More work still to be done on child poverty

The New Zealand College of Public Health Medicine has welcomed a report which shows there has been a small reduction in the number of children living in poverty, but says much work still needs to be done.

The newly published Child Poverty Monitor 2014 notes a reduction from 27 percent to 24 percent of children in households living in relative poverty.

“But this means that one in four New Zealand children are missing out on a good start in life. We cannot be complacent about this slight reduction. There are still far too many children living in hardship and they need to be our priority,” says NZ College of Public Health Medicine president, Dr Caroline McElnay.

“It is not acceptable to have 34 percent of tamariki Māori and 28 percent of Pacific children living in poor households compared with 16 percent of children of European heritage.”

The College says the social and economic consequences of not taking action to reduce child poverty in New Zealand are too costly for everyone.


“To reduce child poverty, we need a national cross-sectoral strategy embedded in legislation, with measurable targets that are monitored.
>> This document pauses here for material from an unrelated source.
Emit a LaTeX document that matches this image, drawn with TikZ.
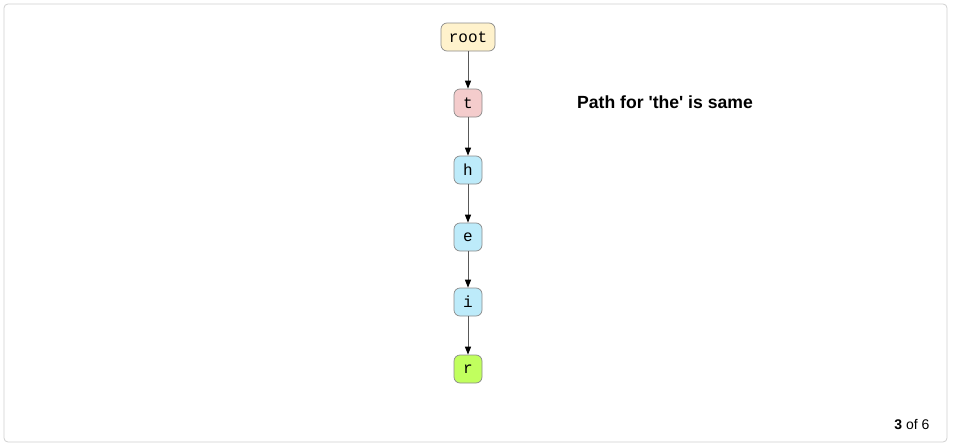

In particular we need to reduce hardship amongst Māori and Pacific children, and give priority to the very young and those living in persistent material poverty.”

Consideration should be given to healthy and affordable housing, high quality maternity and child health services, quality early childhood education, and good quality nutrition in schools.

“This may require society to re-consider its spending priorities, as currently Kiwi kids are more than twice as likely to be in poverty than our senior citizens,” says Dr McElnay.

“Poverty is an overwhelming and pervasive factor in preventable diseases, injuries, disability, and death for children in New Zealand. It is a persistent problem for New Zealand with long term risks to the health and prosperity of all New Zealanders.

“By eliminating poverty and supporting the health of New Zealand children, we will build a stronger foundation for the health and wellbeing of our whole population.”